◆ SHORT PROBLEM:
Leave out the images; return the rest of the data exactly.

◆ RECORDED DATA:

** Start **

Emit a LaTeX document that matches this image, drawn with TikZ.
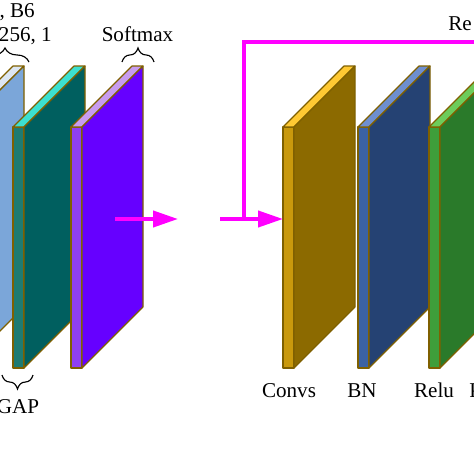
\documentclass[tikz,border=0pt]{standalone}
\usepackage{fontspec}
\setmainfont{Liberation Serif}
\usepackage{xcolor}
\usepackage{tikz}
\usetikzlibrary{arrows.meta, decorations.pathreplacing}

\definecolor{slabedge}{HTML}{7F6000}
\definecolor{skipmag}{HTML}{FF00FF}
\definecolor{gapfront}{HTML}{9CB8E0}
\definecolor{gapside}{HTML}{7BA6D9}
\definecolor{gaptop}{HTML}{DCE6F2}
\definecolor{fcfront}{HTML}{1E7B72}
\definecolor{fcside}{HTML}{005F5F}
\definecolor{fctop}{HTML}{3CE0D0}
\definecolor{smfront}{HTML}{8F3FF2}
\definecolor{smside}{HTML}{6600FF}
\definecolor{smtop}{HTML}{C79CF0}
\definecolor{cvfront}{HTML}{C9990C}
\definecolor{cvside}{HTML}{8C6A00}
\definecolor{cvtop}{HTML}{FFC933}
\definecolor{bnfront}{HTML}{3B62A3}
\definecolor{bnside}{HTML}{254273}
\definecolor{bntop}{HTML}{6F8FCF}
\definecolor{rlfront}{HTML}{3E9E3A}
\definecolor{rlside}{HTML}{2A7A2A}
\definecolor{rltop}{HTML}{6DCC5A}

% x-position of front face, front fill, side fill, top fill
\newcommand{\slab}[4]{%
  \filldraw[slabline, fill=#2] (#1,127) rectangle ++(11,241);
  \filldraw[slabline, fill=#4] (#1,127) -- ++(11,0) -- ++(61,-61) -- ++(-11,0) -- cycle;
  \filldraw[slabline, fill=#3] (#1+11,127) -- ++(61,-61) -- ++(0,241) -- ++(-61,61) -- cycle;
}

\begin{document}
\begin{tikzpicture}[
    x=0.025cm, y=-0.025cm,
    slabline/.style={draw=slabedge, line width=0.8pt, line join=round},
    lbl/.style={font=\fontsize{15}{18}\selectfont, inner sep=0pt},
    brc/.style={decorate, decoration={brace, amplitude=10pt}, line width=0.8pt},
    skip/.style={draw=skipmag, line width=2.6pt},
    skiparrow/.style={skip, -{Triangle[length=0.62cm, width=0.4cm]}},
]
\useasboundingbox (0,0) rectangle (474,474);
\clip (0,0) rectangle (474,474);

% Head layers
\slab{-48}{gapfront}{gapside}{gaptop}
\slab{13}{fcfront}{fcside}{fctop}
\slab{71}{smfront}{smside}{smtop}

% Block layers
\slab{283}{cvfront}{cvside}{cvtop}
\slab{358}{bnfront}{bnside}{bntop}
\slab{429}{rlfront}{rlside}{rltop}

% Braces
\draw[brc] (-19,62) -- (29,62);
\draw[brc] (122,62) -- (154,62);
\draw[brc] (33,375) -- (2,375);

% Labels
\node[lbl, anchor=base east] (b6) at (35,17) {, B6};
\node[lbl, anchor=base east] (dims) at (52,41) {256, 1};
\node[lbl, anchor=base] (softmax) at (137.5,41) {Softmax};
\node[lbl, anchor=base] (gap) at (18,413) {GAP};
\node[lbl, anchor=base] (convs) at (289,397) {Convs};
\node[lbl, anchor=base] (bn) at (362,397) {BN};
\node[lbl, anchor=base] (relu) at (434,397) {Relu};
\node[lbl, anchor=base west] (nextl) at (469,397) {P};
\node[lbl, anchor=base west] (res) at (448,30) {Re};

% Arrows
\coordinate (hout) at (115,219);
\coordinate (hnext) at (178,219);
\coordinate (bin) at (220,219);
\coordinate (split) at (244,219);
\coordinate (cin) at (283,219);
\coordinate (rout) at (490,42);
\draw[skiparrow] (hout) -- (hnext);
\draw[skiparrow] (bin) -- (cin);
\draw[skip] (split) |- (rout);
\end{tikzpicture}
\end{document}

** End **

◆ WRITTEN REPLY:
Emit a LaTeX document that matches this image, drawn with TikZ.
\documentclass[tikz,border=0pt]{standalone}
\usepackage{fontspec}
\setmainfont{Liberation Serif}
\usepackage{xcolor}
\usepackage{tikz}
\usetikzlibrary{arrows.meta, decorations.pathreplacing}

\definecolor{slabedge}{HTML}{7F6000}
\definecolor{skipmag}{HTML}{FF00FF}
\definecolor{gapfront}{HTML}{9CB8E0}
\definecolor{gapside}{HTML}{7BA6D9}
\definecolor{gaptop}{HTML}{DCE6F2}
\definecolor{fcfront}{HTML}{1E7B72}
\definecolor{fcside}{HTML}{005F5F}
\definecolor{fctop}{HTML}{3CE0D0}
\definecolor{smfront}{HTML}{8F3FF2}
\definecolor{smside}{HTML}{6600FF}
\definecolor{smtop}{HTML}{C79CF0}
\definecolor{cvfront}{HTML}{C9990C}
\definecolor{cvside}{HTML}{8C6A00}
\definecolor{cvtop}{HTML}{FFC933}
\definecolor{bnfront}{HTML}{3B62A3}
\definecolor{bnside}{HTML}{254273}
\definecolor{bntop}{HTML}{6F8FCF}
\definecolor{rlfront}{HTML}{3E9E3A}
\definecolor{rlside}{HTML}{2A7A2A}
\definecolor{rltop}{HTML}{6DCC5A}

% x-position of front face, front fill, side fill, top fill
\newcommand{\slab}[4]{%
  \filldraw[slabline, fill=#2] (#1,127) rectangle ++(11,241);
  \filldraw[slabline, fill=#4] (#1,127) -- ++(11,0) -- ++(61,-61) -- ++(-11,0) -- cycle;
  \filldraw[slabline, fill=#3] (#1+11,127) -- ++(61,-61) -- ++(0,241) -- ++(-61,61) -- cycle;
}

\begin{document}
\begin{tikzpicture}[
    x=0.025cm, y=-0.025cm,
    slabline/.style={draw=slabedge, line width=0.8pt, line join=round},
    lbl/.style={font=\fontsize{15}{18}\selectfont, inner sep=0pt},
    brc/.style={decorate, decoration={brace, amplitude=10pt}, line width=0.8pt},
    skip/.style={draw=skipmag, line width=2.6pt},
    skiparrow/.style={skip, -{Triangle[length=0.62cm, width=0.4cm]}},
]
\useasboundingbox (0,0) rectangle (474,474);
\clip (0,0) rectangle (474,474);

% Head layers
\slab{-48}{gapfront}{gapside}{gaptop}
\slab{13}{fcfront}{fcside}{fctop}
\slab{71}{smfront}{smside}{smtop}

% Block layers
\slab{283}{cvfront}{cvside}{cvtop}
\slab{358}{bnfront}{bnside}{bntop}
\slab{429}{rlfront}{rlside}{rltop}

% Braces
\draw[brc] (-19,62) -- (29,62);
\draw[brc] (122,62) -- (154,62);
\draw[brc] (33,375) -- (2,375);

% Labels
\node[lbl, anchor=base east] (b6) at (35,17) {, B6};
\node[lbl, anchor=base east] (dims) at (52,41) {256, 1};
\node[lbl, anchor=base] (softmax) at (137.5,41) {Softmax};
\node[lbl, anchor=base] (gap) at (18,413) {GAP};
\node[lbl, anchor=base] (convs) at (289,397) {Convs};
\node[lbl, anchor=base] (bn) at (362,397) {BN};
\node[lbl, anchor=base] (relu) at (434,397) {Relu};
\node[lbl, anchor=base west] (nextl) at (469,397) {P};
\node[lbl, anchor=base west] (res) at (448,30) {Re};

% Arrows
\coordinate (hout) at (115,219);
\coordinate (hnext) at (178,219);
\coordinate (bin) at (220,219);
\coordinate (split) at (244,219);
\coordinate (cin) at (283,219);
\coordinate (rout) at (490,42);
\draw[skiparrow] (hout) -- (hnext);
\draw[skiparrow] (bin) -- (cin);
\draw[skip] (split) |- (rout);
\end{tikzpicture}
\end{document}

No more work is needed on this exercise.